Salient to Investors:

JPMorgan Chase said REITs may have needed to sell about $30 billion of government-backed mortgage securities in just one week last month to maintain the amount of borrowing relative to their net worth.

Bryan Whalen at TCW said REITs have been one of, if not the biggest contributors to the underperformance and volatility in mortgage bonds.

Ken Hackel at CRT Capital Group said the industry relies on leverage, and REITs’ sales of mortgage bonds to meet margin calls and maintain leverage have absolutely been a factor in the slump in mortgage-bond prices.
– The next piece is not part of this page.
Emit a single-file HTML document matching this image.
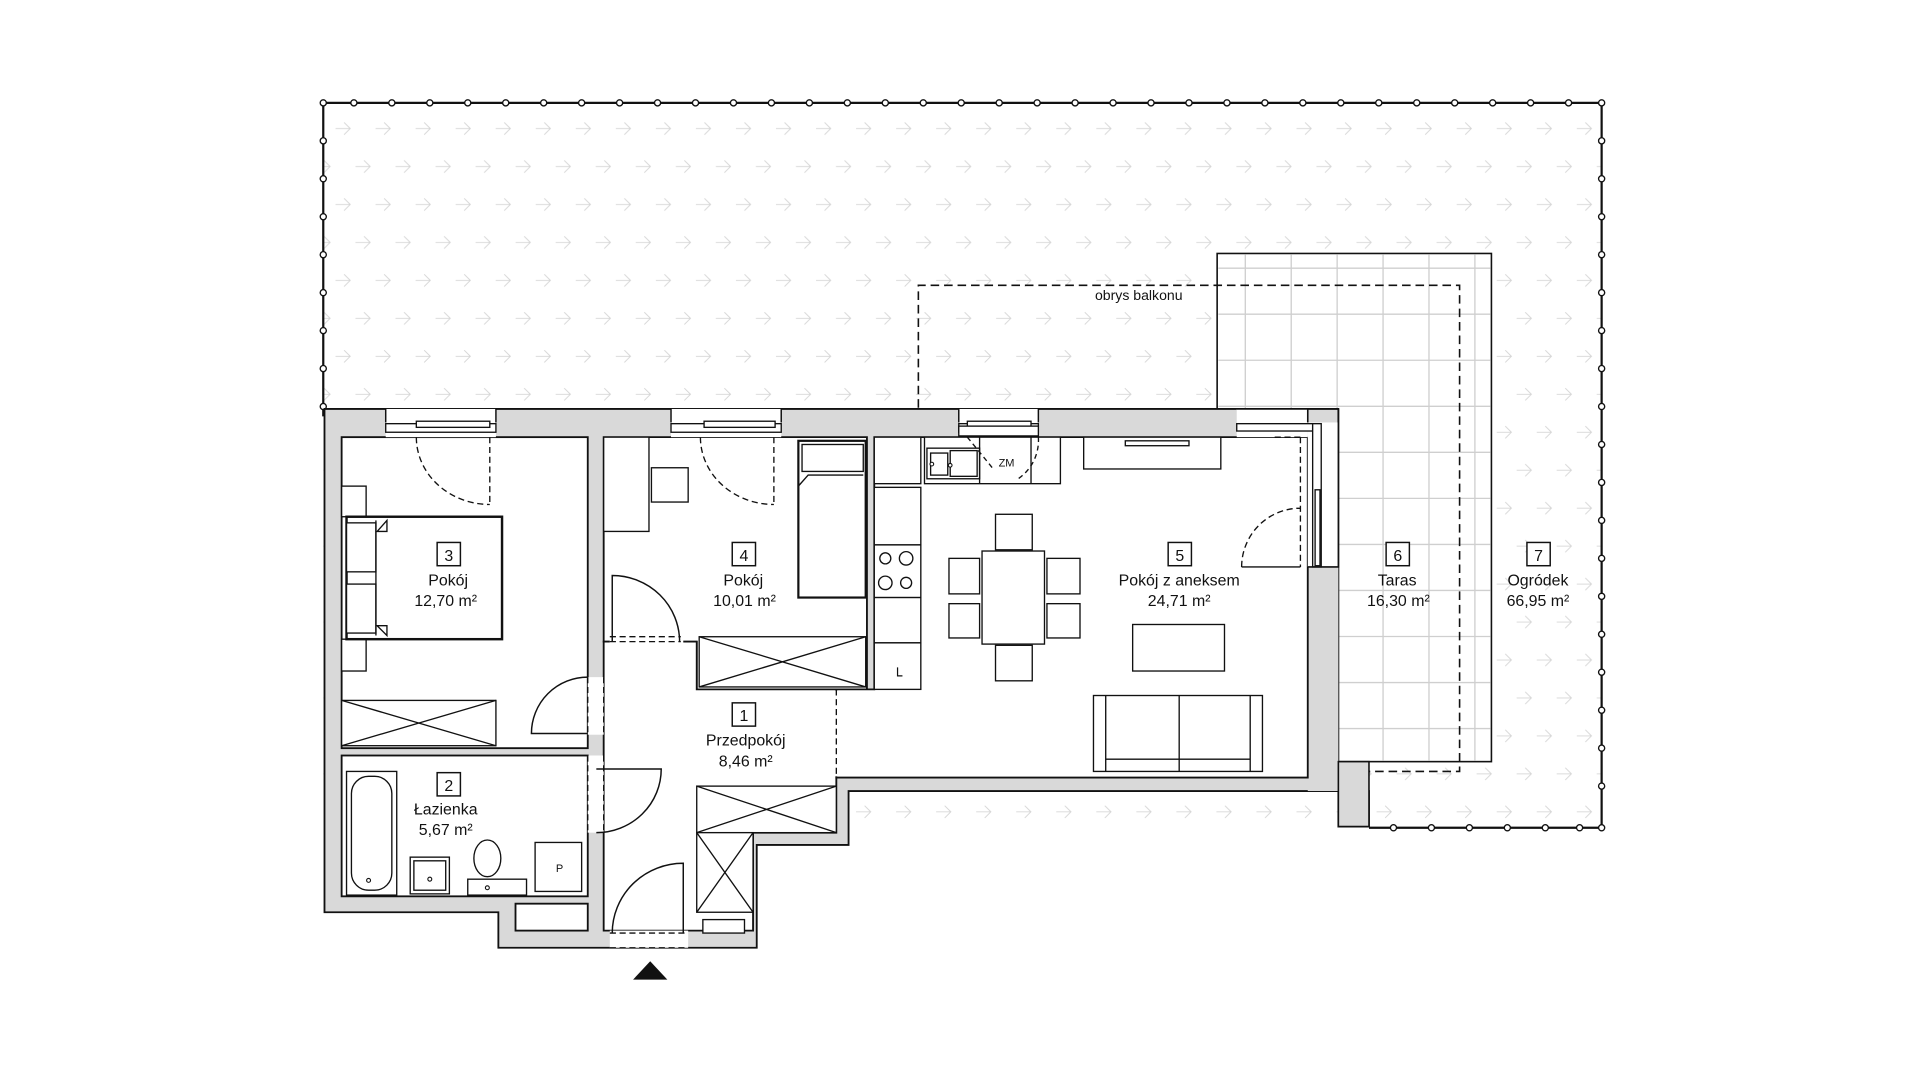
<!DOCTYPE html>
<html><head><meta charset="utf-8"><style>
html,body{margin:0;padding:0;background:#fff;width:1920px;height:1080px;overflow:hidden}
svg{display:block}
text{font-family:"Liberation Sans",sans-serif;fill:#111}
</style></head><body>
<svg width="1920" height="1080" viewBox="0 0 1568 882" xmlns="http://www.w3.org/2000/svg">
<defs>
<pattern id="arr" x="272" y="97" width="32.7" height="62" patternUnits="userSpaceOnUse">
 <g fill="none" stroke="#d6d6d6" stroke-width="0.8">
  <path d="M2 8 H14 M9 3 L14 8 L9 13"/>
  <path d="M18.3 39 H30.3 M25.3 34 L30.3 39 L25.3 44"/>
 </g>
</pattern>
</defs>
<!-- garden -->
<rect x="264" y="84" width="1044" height="592" fill="url(#arr)"/>
<g stroke="#111" stroke-width="1.8" fill="none">
<path d="M264 340 V84 H1308 V676 H1118"/>
</g>
<g fill="#fff" stroke="#111" stroke-width="1.1">
<circle cx="264" cy="84" r="2.5"/>
<!-- dots top -->
<g id="dt"></g>
</g>
<g fill="#fff" stroke="#111" stroke-width="1.1">
<circle cx="289" cy="84" r="2.5"/><circle cx="320" cy="84" r="2.5"/><circle cx="351" cy="84" r="2.5"/><circle cx="382" cy="84" r="2.5"/><circle cx="413" cy="84" r="2.5"/><circle cx="444" cy="84" r="2.5"/><circle cx="475" cy="84" r="2.5"/><circle cx="506" cy="84" r="2.5"/><circle cx="537" cy="84" r="2.5"/><circle cx="568" cy="84" r="2.5"/><circle cx="599" cy="84" r="2.5"/><circle cx="630" cy="84" r="2.5"/><circle cx="661" cy="84" r="2.5"/><circle cx="692" cy="84" r="2.5"/><circle cx="723" cy="84" r="2.5"/><circle cx="754" cy="84" r="2.5"/><circle cx="785" cy="84" r="2.5"/><circle cx="816" cy="84" r="2.5"/><circle cx="847" cy="84" r="2.5"/><circle cx="878" cy="84" r="2.5"/><circle cx="909" cy="84" r="2.5"/><circle cx="940" cy="84" r="2.5"/><circle cx="971" cy="84" r="2.5"/><circle cx="1002" cy="84" r="2.5"/><circle cx="1033" cy="84" r="2.5"/><circle cx="1064" cy="84" r="2.5"/><circle cx="1095" cy="84" r="2.5"/><circle cx="1126" cy="84" r="2.5"/><circle cx="1157" cy="84" r="2.5"/><circle cx="1188" cy="84" r="2.5"/><circle cx="1219" cy="84" r="2.5"/><circle cx="1250" cy="84" r="2.5"/><circle cx="1281" cy="84" r="2.5"/><circle cx="1308" cy="84" r="2.5"/>
<circle cx="264" cy="115" r="2.5"/><circle cx="264" cy="146" r="2.5"/><circle cx="264" cy="177" r="2.5"/><circle cx="264" cy="208" r="2.5"/><circle cx="264" cy="239" r="2.5"/><circle cx="264" cy="270" r="2.5"/><circle cx="264" cy="301" r="2.5"/><circle cx="264" cy="332" r="2.5"/>
<circle cx="1308" cy="115" r="2.5"/><circle cx="1308" cy="146" r="2.5"/><circle cx="1308" cy="177" r="2.5"/><circle cx="1308" cy="208" r="2.5"/><circle cx="1308" cy="239" r="2.5"/><circle cx="1308" cy="270" r="2.5"/><circle cx="1308" cy="301" r="2.5"/><circle cx="1308" cy="332" r="2.5"/><circle cx="1308" cy="363" r="2.5"/><circle cx="1308" cy="394" r="2.5"/><circle cx="1308" cy="425" r="2.5"/><circle cx="1308" cy="456" r="2.5"/><circle cx="1308" cy="487" r="2.5"/><circle cx="1308" cy="518" r="2.5"/><circle cx="1308" cy="549" r="2.5"/><circle cx="1308" cy="580" r="2.5"/><circle cx="1308" cy="611" r="2.5"/><circle cx="1308" cy="642" r="2.5"/><circle cx="1308" cy="676" r="2.5"/>
<circle cx="1138" cy="676" r="2.5"/><circle cx="1169" cy="676" r="2.5"/><circle cx="1200" cy="676" r="2.5"/><circle cx="1231" cy="676" r="2.5"/><circle cx="1262" cy="676" r="2.5"/><circle cx="1290" cy="676" r="2.5"/>
</g>
<!-- terrace -->
<rect x="994" y="207" width="224" height="415" fill="#fff" stroke="#111" stroke-width="1.3"/>
<g stroke="#cfcfcf" stroke-width="1.1">
<path d="M1017 208 V621 M1054.5 208 V621 M1092 208 V621 M1129.5 208 V621 M1167 208 V621 M1204.5 208 V621"/>
<path d="M995 219 H1217 M995 256.6 H1217 M995 294.2 H1217 M995 331.8 H1217 M995 369.4 H1217 M995 407 H1217 M995 444.6 H1217 M995 482.2 H1217 M995 519.8 H1217 M995 557.4 H1217 M995 595 H1217"/>
</g>
<!-- balcony outline -->
<path d="M750 333 V233 H1192 V630 H1118" fill="none" stroke="#111" stroke-width="1.3" stroke-dasharray="7 4"/>
<text x="930" y="245" font-size="11.5" text-anchor="middle">obrys balkonu</text>
<!-- building walls -->
<path d="M265 334 H1093 V646 H1118 V675 H1093 V646 H693 V690 H618 V774 H407 V745 H265 Z" fill="#d9d9d9" stroke="#111" stroke-width="1.5"/>
<rect x="1068" y="463" width="25" height="183" fill="#d9d9d9"/>
<rect x="1093" y="622" width="25" height="53" fill="#d9d9d9" stroke="#111" stroke-width="1.3"/>
<!-- rooms -->
<g fill="#fff" stroke="#111" stroke-width="1.5">
<rect x="279" y="357" width="201" height="254"/>
<rect x="279" y="617" width="201" height="115"/>
<path d="M493 357 H708 V563 H569 V524 H493 Z"/>
<path d="M493 524 H569 V563 H683 V680 H615 V760 H493 Z"/>
<path d="M714 357 H1068 V635 H683 V563 H714 Z"/>
<rect x="421" y="738" width="59" height="22"/>
<rect x="498" y="760" width="64" height="14" stroke="none"/>
<rect x="1068" y="345" width="25" height="118" stroke="none"/>
</g>
<!-- openings (white) -->
<g fill="#fff">
<rect x="480" y="553" width="13" height="47"/>
<rect x="480" y="617" width="13" height="63"/>
<rect x="498" y="518" width="60" height="8"/>
<rect x="681" y="564" width="5" height="70"/>
<rect x="315" y="334" width="90" height="23"/><rect x="548" y="334" width="90" height="23"/><rect x="783" y="334" width="65" height="23"/><rect x="1010" y="334" width="58" height="23"/>
</g>
<g fill="none" stroke="#111" stroke-width="1.1" stroke-dasharray="5 3">
<path d="M480 553 V600 M493 553 V600"/>
<path d="M480 617 V680 M493 617 V680"/>
<path d="M498 520 H556 M498 524 H556"/>
<path d="M683 563 V635"/>
<path d="M498 762 H562 M498 774 H562"/>
</g>
<!-- windows -->
<g fill="#fff" stroke="#111" stroke-width="1.1">
<rect x="315" y="346" width="90" height="7"/><rect x="340" y="344" width="60" height="5"/>
<rect x="548" y="346" width="90" height="7"/><rect x="575" y="344" width="58" height="5"/>
<rect x="783" y="346" width="65" height="7"/><rect x="790" y="344" width="52" height="5"/>
<rect x="1010" y="346" width="62" height="6"/>
<rect x="1072" y="346" width="7" height="117"/><rect x="1074" y="400" width="4" height="62"/>
</g>
<path d="M1010 334 H1068 V345 M1068 463 H1093 V334" fill="none" stroke="#111" stroke-width="1.3"/>
<path d="M315 334 V345 M405 334 V345 M548 334 V345 M638 334 V345 M783 334 V345 M848 334 V345" stroke="#111" stroke-width="1.2"/>
<!-- doors -->
<g fill="none" stroke="#111" stroke-width="1.1" stroke-dasharray="5 3">
<path d="M400 357 V412 M340 357 A60 55 0 0 0 400 412"/>
<path d="M632 357 V412 M572 357 A60 55 0 0 0 632 412"/>
<path d="M1062 357 H1040 M1062 357 V463 M1014 463 A48 48 0 0 1 1062 415"/>
</g>
<g fill="none" stroke="#111" stroke-width="1.2">
<path d="M500 524 V470 A55 54 0 0 1 555 524"/>
<path d="M480 599 H434 A46 46 0 0 1 480 553"/>
<path d="M487 628 H540 A53 52 0 0 1 487 680"/>
<path d="M558 762 V705 A58 57 0 0 0 500 762"/>
<path d="M1014 463 H1062"/>
</g>
<!-- furniture room 3 -->
<g fill="#fff" stroke="#111" stroke-width="1.1">
<rect x="279" y="397" width="20" height="25"/><rect x="279" y="522" width="20" height="26"/>
<rect x="283" y="422" width="127" height="100" stroke-width="2"/>
<rect x="283" y="427" width="24" height="40"/><rect x="283" y="477" width="24" height="40"/>
<path d="M307 425 V519" /><path d="M308 434 L316 425 V434 Z M308 511 L316 519 V511 Z"/>
<rect x="279" y="572" width="126" height="37"/>
<path d="M279 572 L405 609 M279 609 L405 572" fill="none"/>
<!-- room 4 -->
<rect x="493" y="357" width="37" height="77"/>
<rect x="532" y="382" width="30" height="28"/>
<rect x="652" y="360" width="55" height="128" stroke-width="1.8"/>
<rect x="655" y="363" width="50" height="22"/>
<path d="M652 397 L660 388 H705" fill="none"/>
<rect x="571" y="520" width="136" height="41"/>
<path d="M571 520 L707 561 M571 561 L707 520" fill="none"/>
<!-- hall closets -->
<rect x="569" y="642" width="114" height="38"/>
<path d="M569 642 L683 680 M569 680 L683 642" fill="none"/>
<rect x="569" y="680" width="46" height="65"/>
<path d="M569 680 L615 745 M569 745 L615 680" fill="none"/>
<rect x="574" y="751" width="34" height="11"/>
<!-- kitchen -->
<rect x="714" y="357" width="38" height="38"/>
<rect x="714" y="398" width="38" height="47"/>
<rect x="714" y="445" width="38" height="43"/>
<rect x="714" y="488" width="38" height="37"/>
<rect x="714" y="525" width="38" height="38"/>
<circle cx="723" cy="456" r="4.5"/><circle cx="740" cy="456" r="5.5"/><circle cx="723" cy="476" r="5.5"/><circle cx="740" cy="476" r="4.5"/>
<rect x="755" y="357" width="111" height="38"/>
<rect x="757" y="366" width="43" height="25"/><rect x="760" y="370" width="14" height="18"/><rect x="776" y="368" width="22" height="21"/>
<path d="M800 357 V395 M842 357 V395" fill="none"/>
<rect x="885" y="357" width="112" height="26"/>
<rect x="919" y="360" width="52" height="4"/>
<rect x="783" y="348" width="65" height="8"/>
<path d="M790 357 L812 384 M848 357 A38 38 0 0 1 830 392" fill="none" stroke-dasharray="4 3"/>
<!-- dining -->
<rect x="802" y="450" width="51" height="76"/>
<rect x="813" y="420" width="30" height="29"/><rect x="813" y="527" width="30" height="29"/>
<rect x="775" y="456" width="25" height="29"/><rect x="775" y="493" width="25" height="28"/>
<rect x="855" y="456" width="27" height="29"/><rect x="855" y="493" width="27" height="28"/>
<rect x="925" y="510" width="75" height="38"/>
<rect x="893" y="568" width="138" height="62"/>
<path d="M903 568 V630 M1021 568 V630 M963 568 V630 M903 620 H1021" fill="none"/>
<!-- bath -->
<rect x="283" y="630" width="41" height="101"/>
<rect x="287" y="634" width="33" height="93" rx="14"/>
<rect x="335" y="700" width="32" height="30"/><rect x="338" y="703" width="26" height="24"/>
<ellipse cx="398" cy="701" rx="11" ry="15"/>
<rect x="382" y="718" width="48" height="13"/>
<rect x="437" y="688" width="38" height="40"/>
</g>
<g fill="#fff" stroke="#111" stroke-width="0.9">
<circle cx="301" cy="719" r="1.6"/><circle cx="351" cy="718" r="1.6"/><circle cx="398" cy="725" r="1.6"/>
<circle cx="761" cy="379" r="1.5"/><circle cx="776" cy="380" r="1.5"/>
</g>
<text x="457" y="712" font-size="9" text-anchor="middle">P</text>
<text x="822" y="381" font-size="9" text-anchor="middle">ZM</text>
<path d="M733 545 V552 H737" fill="none" stroke="#111" stroke-width="1"/>
<!-- labels -->
<g fill="#fff" stroke="#111" stroke-width="1.2">
<rect x="357" y="443" width="19" height="19"/>
<rect x="598" y="443" width="19" height="19"/>
<rect x="954" y="443" width="19" height="19"/>
<rect x="1132" y="443" width="19" height="19"/>
<rect x="1247" y="443" width="19" height="19"/>
<rect x="598" y="574" width="19" height="19"/>
<rect x="357" y="631" width="19" height="19"/>
</g>
<g font-size="13" text-anchor="middle">
<text x="366.5" y="458">3</text><text x="366" y="478">Pokój</text><text x="364" y="495">12,70 m²</text>
<text x="607.5" y="458">4</text><text x="607" y="478">Pokój</text><text x="608" y="495">10,01 m²</text>
<text x="963.5" y="458">5</text><text x="963" y="478">Pokój z aneksem</text><text x="963" y="495">24,71 m²</text>
<text x="1141.5" y="458">6</text><text x="1141" y="478">Taras</text><text x="1142" y="495">16,30 m²</text>
<text x="1256.5" y="458">7</text><text x="1256" y="478">Ogródek</text><text x="1256" y="495">66,95 m²</text>
<text x="607.5" y="589">1</text><text x="609" y="609">Przedpokój</text><text x="609" y="626">8,46 m²</text>
<text x="366.5" y="646">2</text><text x="364" y="665">Łazienka</text><text x="364" y="682">5,67 m²</text>
</g>
<path d="M517 800 L531 785 L545 800 Z" fill="#111"/>
</svg>
</body></html>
Mahesh Swaminathan et al at Credit Suisse said higher interest rates could trigger further REIT sales, creating a key risk to their recommendation that mortgage bonds would outperform.

Scott Minerd at Guggenheim Partners said REITs and other investors that use leverage helped push up bond yields as they sold debt or added bearish bets on Treasuries as hedges, and rising rates will reduce housing affordability, and housing is the primary locomotive of US economic growth.

Steven Delaney at JMP Securities said investors have been overcompensating in selling REIT stocks while preparing for bond prices to fall further, increasing the discounts to book values at which REIT shares trade – on July 5 companies that invest in only government-backed bonds were trading at 88 percent of current book on average.

Daniel Altscher at FBR Capital Markets said mortgage REITs got undeservedly whacked and look attractive as a short-term trade.

Merrill Ross at Wunderlich Securities said she doesn’t see relative value in REIT stocks for the first time in 5 years due to the heightened risk that the only way to raise liquidity might be to disgorge bonds at fire-sale prices.